Start at the line holding "Give me the", stop at the line holding "const ciA = [77, 95.5];", and repeat those lines exactly, both ends included; skip the pictures.

> _Data supplied_
Begin
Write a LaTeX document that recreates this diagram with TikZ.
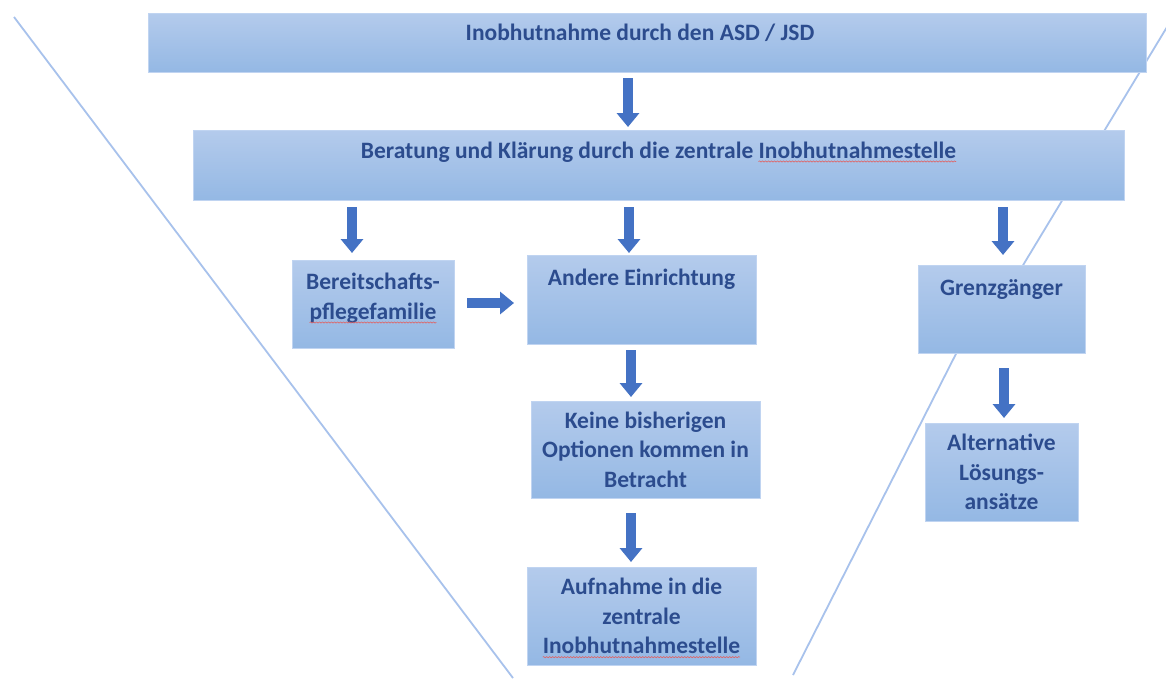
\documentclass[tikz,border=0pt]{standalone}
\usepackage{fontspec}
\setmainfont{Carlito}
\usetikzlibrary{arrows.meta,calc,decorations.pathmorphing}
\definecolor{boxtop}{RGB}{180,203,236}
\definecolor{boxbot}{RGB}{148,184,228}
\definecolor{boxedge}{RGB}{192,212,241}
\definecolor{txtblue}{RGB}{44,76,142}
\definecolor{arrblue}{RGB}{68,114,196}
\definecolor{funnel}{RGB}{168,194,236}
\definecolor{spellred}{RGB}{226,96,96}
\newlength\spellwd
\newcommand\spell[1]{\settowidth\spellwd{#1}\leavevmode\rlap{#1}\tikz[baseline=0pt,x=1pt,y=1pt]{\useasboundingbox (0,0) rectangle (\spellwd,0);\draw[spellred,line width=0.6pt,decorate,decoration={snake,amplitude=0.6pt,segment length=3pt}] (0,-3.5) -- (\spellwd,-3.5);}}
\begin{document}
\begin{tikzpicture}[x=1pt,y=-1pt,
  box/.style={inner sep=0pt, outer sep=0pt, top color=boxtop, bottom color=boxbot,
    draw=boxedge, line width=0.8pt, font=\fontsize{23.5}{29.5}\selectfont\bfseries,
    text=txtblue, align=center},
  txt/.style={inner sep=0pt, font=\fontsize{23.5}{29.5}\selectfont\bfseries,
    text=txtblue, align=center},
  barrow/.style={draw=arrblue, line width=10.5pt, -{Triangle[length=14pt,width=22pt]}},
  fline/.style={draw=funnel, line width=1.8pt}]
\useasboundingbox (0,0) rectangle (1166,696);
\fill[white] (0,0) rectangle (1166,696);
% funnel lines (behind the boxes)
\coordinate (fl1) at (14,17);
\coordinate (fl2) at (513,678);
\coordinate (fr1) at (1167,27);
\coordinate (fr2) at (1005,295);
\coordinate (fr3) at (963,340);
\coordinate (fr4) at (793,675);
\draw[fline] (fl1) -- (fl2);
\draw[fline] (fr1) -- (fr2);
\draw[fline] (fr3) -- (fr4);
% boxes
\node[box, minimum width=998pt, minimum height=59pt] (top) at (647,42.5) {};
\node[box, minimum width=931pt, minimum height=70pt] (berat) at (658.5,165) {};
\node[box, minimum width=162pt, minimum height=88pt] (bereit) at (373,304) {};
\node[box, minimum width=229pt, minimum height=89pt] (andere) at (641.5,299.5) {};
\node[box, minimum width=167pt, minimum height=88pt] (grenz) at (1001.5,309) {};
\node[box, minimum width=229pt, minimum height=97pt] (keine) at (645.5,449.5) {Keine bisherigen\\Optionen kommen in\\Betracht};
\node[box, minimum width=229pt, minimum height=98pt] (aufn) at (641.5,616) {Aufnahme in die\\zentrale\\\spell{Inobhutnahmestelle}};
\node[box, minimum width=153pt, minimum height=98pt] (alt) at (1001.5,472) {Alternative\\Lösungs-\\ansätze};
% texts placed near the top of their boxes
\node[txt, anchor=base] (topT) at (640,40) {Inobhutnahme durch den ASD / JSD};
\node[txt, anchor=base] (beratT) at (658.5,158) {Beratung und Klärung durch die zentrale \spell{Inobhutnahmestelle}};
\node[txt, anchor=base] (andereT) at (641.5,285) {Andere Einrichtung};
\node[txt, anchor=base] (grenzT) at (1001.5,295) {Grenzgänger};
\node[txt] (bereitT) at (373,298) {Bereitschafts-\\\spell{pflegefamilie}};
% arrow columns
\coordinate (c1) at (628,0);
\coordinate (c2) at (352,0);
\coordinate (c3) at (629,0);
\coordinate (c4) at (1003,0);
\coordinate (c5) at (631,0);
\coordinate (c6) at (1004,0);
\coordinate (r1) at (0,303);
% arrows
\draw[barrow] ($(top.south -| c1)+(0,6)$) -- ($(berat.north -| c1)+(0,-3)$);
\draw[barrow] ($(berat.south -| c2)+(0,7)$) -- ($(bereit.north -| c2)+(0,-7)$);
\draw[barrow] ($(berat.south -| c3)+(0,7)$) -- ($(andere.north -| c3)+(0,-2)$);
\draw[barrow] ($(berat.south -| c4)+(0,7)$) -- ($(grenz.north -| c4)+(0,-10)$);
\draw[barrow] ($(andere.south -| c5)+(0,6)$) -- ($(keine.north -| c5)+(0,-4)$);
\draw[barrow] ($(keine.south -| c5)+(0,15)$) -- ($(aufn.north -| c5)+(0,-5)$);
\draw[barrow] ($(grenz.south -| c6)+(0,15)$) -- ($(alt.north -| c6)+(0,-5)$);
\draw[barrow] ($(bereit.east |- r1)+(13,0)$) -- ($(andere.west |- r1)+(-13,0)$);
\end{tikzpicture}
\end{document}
End
Begin
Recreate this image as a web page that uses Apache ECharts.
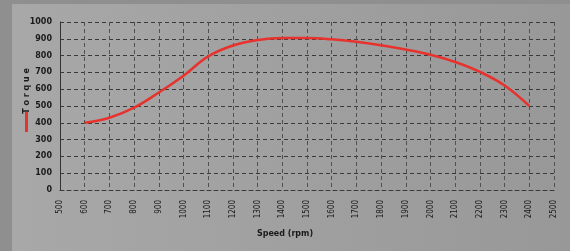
End
Begin
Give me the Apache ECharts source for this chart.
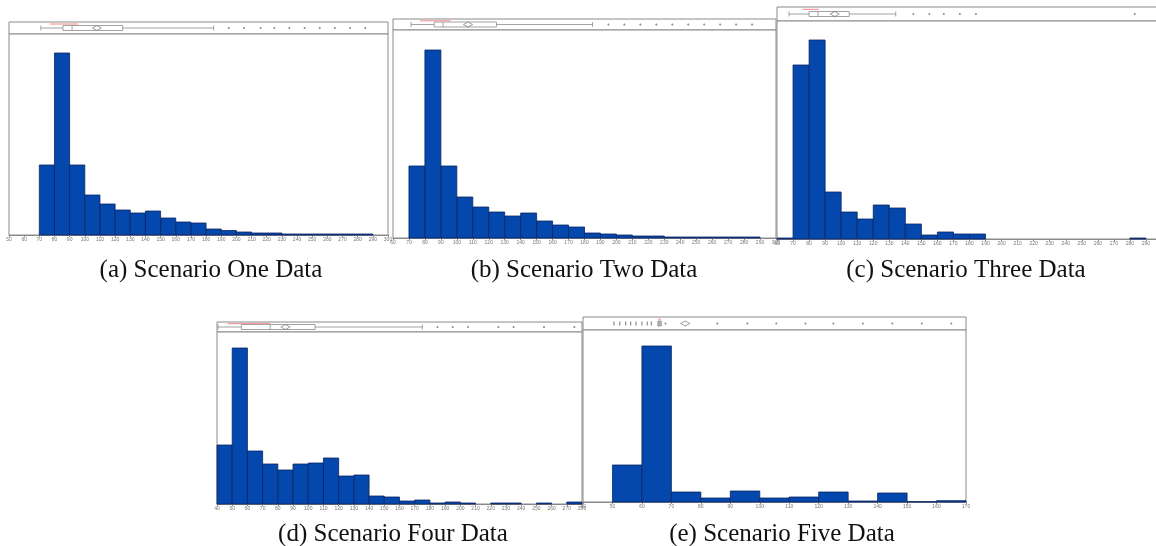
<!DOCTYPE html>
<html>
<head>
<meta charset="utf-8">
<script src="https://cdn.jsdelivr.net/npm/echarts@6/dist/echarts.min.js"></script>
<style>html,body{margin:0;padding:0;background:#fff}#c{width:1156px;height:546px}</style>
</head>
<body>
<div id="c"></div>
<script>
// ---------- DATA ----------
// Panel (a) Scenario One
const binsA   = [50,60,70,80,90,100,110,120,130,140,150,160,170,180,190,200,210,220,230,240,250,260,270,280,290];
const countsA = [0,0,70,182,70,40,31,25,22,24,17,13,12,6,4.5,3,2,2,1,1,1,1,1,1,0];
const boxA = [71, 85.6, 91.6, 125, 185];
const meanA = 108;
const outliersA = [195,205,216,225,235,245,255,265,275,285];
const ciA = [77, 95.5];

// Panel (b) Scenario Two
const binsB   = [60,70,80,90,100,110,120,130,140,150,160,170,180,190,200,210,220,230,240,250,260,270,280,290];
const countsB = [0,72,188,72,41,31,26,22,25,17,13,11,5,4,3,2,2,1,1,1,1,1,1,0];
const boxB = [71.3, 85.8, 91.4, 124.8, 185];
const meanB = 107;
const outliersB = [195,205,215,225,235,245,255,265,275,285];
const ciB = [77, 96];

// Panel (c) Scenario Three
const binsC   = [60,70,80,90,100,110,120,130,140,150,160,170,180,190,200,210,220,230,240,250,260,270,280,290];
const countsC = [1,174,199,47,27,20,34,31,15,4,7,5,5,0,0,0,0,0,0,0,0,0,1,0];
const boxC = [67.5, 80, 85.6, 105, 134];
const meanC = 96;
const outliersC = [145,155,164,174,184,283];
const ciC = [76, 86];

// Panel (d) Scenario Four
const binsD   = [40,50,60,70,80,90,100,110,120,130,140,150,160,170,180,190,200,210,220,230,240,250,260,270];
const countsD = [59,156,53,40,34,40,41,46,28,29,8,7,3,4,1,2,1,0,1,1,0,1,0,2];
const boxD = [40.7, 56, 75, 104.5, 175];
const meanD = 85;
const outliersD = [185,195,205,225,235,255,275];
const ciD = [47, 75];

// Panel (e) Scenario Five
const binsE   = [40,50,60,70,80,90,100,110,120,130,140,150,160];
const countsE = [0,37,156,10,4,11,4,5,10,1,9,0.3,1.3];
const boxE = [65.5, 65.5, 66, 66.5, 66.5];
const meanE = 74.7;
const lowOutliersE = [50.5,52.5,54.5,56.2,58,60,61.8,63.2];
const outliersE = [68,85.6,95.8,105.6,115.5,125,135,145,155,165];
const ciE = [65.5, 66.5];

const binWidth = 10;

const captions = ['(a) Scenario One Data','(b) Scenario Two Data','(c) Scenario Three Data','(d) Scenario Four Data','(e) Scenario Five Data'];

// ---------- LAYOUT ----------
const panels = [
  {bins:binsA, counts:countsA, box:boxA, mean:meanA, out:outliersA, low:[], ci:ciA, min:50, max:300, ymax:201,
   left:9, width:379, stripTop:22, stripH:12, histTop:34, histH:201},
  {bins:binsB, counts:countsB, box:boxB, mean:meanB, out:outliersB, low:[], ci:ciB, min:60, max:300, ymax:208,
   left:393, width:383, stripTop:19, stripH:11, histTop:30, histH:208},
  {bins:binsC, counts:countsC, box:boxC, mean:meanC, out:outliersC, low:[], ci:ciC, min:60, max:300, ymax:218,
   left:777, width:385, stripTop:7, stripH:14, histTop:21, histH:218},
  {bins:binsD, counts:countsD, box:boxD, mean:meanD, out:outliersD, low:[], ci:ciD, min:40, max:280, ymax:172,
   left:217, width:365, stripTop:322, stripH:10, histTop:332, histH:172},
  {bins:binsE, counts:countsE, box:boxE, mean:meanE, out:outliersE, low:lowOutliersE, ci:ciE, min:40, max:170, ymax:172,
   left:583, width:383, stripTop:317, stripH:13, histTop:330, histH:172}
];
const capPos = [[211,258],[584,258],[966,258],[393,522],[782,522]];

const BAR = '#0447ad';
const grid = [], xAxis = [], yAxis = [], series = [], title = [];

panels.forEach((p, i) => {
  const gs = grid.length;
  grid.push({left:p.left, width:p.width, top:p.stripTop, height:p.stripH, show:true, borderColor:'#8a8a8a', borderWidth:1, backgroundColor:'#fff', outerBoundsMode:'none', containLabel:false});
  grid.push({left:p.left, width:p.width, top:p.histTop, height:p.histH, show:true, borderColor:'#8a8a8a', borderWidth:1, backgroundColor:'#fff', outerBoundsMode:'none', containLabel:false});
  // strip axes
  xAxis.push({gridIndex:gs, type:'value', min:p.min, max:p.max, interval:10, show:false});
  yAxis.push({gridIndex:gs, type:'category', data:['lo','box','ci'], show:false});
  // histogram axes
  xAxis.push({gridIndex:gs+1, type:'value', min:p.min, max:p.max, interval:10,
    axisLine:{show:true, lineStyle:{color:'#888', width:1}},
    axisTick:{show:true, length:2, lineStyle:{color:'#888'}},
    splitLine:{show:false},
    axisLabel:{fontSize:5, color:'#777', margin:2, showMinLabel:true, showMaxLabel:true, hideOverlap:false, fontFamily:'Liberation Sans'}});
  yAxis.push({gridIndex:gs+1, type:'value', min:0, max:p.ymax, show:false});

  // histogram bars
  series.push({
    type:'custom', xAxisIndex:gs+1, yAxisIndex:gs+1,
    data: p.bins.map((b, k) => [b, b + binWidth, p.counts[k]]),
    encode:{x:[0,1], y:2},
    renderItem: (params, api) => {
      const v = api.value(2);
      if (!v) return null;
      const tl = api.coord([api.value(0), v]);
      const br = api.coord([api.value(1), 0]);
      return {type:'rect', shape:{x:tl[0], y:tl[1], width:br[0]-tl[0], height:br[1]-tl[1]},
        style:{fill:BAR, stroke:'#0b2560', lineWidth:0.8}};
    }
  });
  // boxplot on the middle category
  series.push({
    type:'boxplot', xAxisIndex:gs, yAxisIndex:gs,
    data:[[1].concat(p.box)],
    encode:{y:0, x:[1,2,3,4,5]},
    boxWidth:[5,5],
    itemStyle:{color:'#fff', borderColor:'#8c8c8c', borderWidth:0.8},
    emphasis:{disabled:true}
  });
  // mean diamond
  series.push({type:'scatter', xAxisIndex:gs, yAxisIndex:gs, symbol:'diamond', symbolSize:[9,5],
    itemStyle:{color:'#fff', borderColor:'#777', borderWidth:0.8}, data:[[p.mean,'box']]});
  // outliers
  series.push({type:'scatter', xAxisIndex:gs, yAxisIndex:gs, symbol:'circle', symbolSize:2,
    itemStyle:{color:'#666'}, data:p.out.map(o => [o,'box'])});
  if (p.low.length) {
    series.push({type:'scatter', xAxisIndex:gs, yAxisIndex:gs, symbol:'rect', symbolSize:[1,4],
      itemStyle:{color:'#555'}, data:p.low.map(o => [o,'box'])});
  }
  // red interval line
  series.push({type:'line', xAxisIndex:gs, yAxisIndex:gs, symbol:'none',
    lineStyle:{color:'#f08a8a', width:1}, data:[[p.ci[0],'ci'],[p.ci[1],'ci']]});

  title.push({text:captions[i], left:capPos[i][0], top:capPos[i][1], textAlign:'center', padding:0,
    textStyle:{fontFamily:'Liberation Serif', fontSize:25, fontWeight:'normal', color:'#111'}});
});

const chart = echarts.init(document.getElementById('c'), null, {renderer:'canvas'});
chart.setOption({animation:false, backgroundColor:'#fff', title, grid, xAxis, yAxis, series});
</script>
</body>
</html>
End
> _Response to the exercise_
Give me the Apache ECharts source for this chart.
<!DOCTYPE html>
<html>
<head>
<meta charset="utf-8">
<script src="https://cdn.jsdelivr.net/npm/echarts@6/dist/echarts.min.js"></script>
<style>html,body{margin:0;padding:0;background:#fff}#c{width:1156px;height:546px}</style>
</head>
<body>
<div id="c"></div>
<script>
// ---------- DATA ----------
// Panel (a) Scenario One
const binsA   = [50,60,70,80,90,100,110,120,130,140,150,160,170,180,190,200,210,220,230,240,250,260,270,280,290];
const countsA = [0,0,70,182,70,40,31,25,22,24,17,13,12,6,4.5,3,2,2,1,1,1,1,1,1,0];
const boxA = [71, 85.6, 91.6, 125, 185];
const meanA = 108;
const outliersA = [195,205,216,225,235,245,255,265,275,285];
const ciA = [77, 95.5];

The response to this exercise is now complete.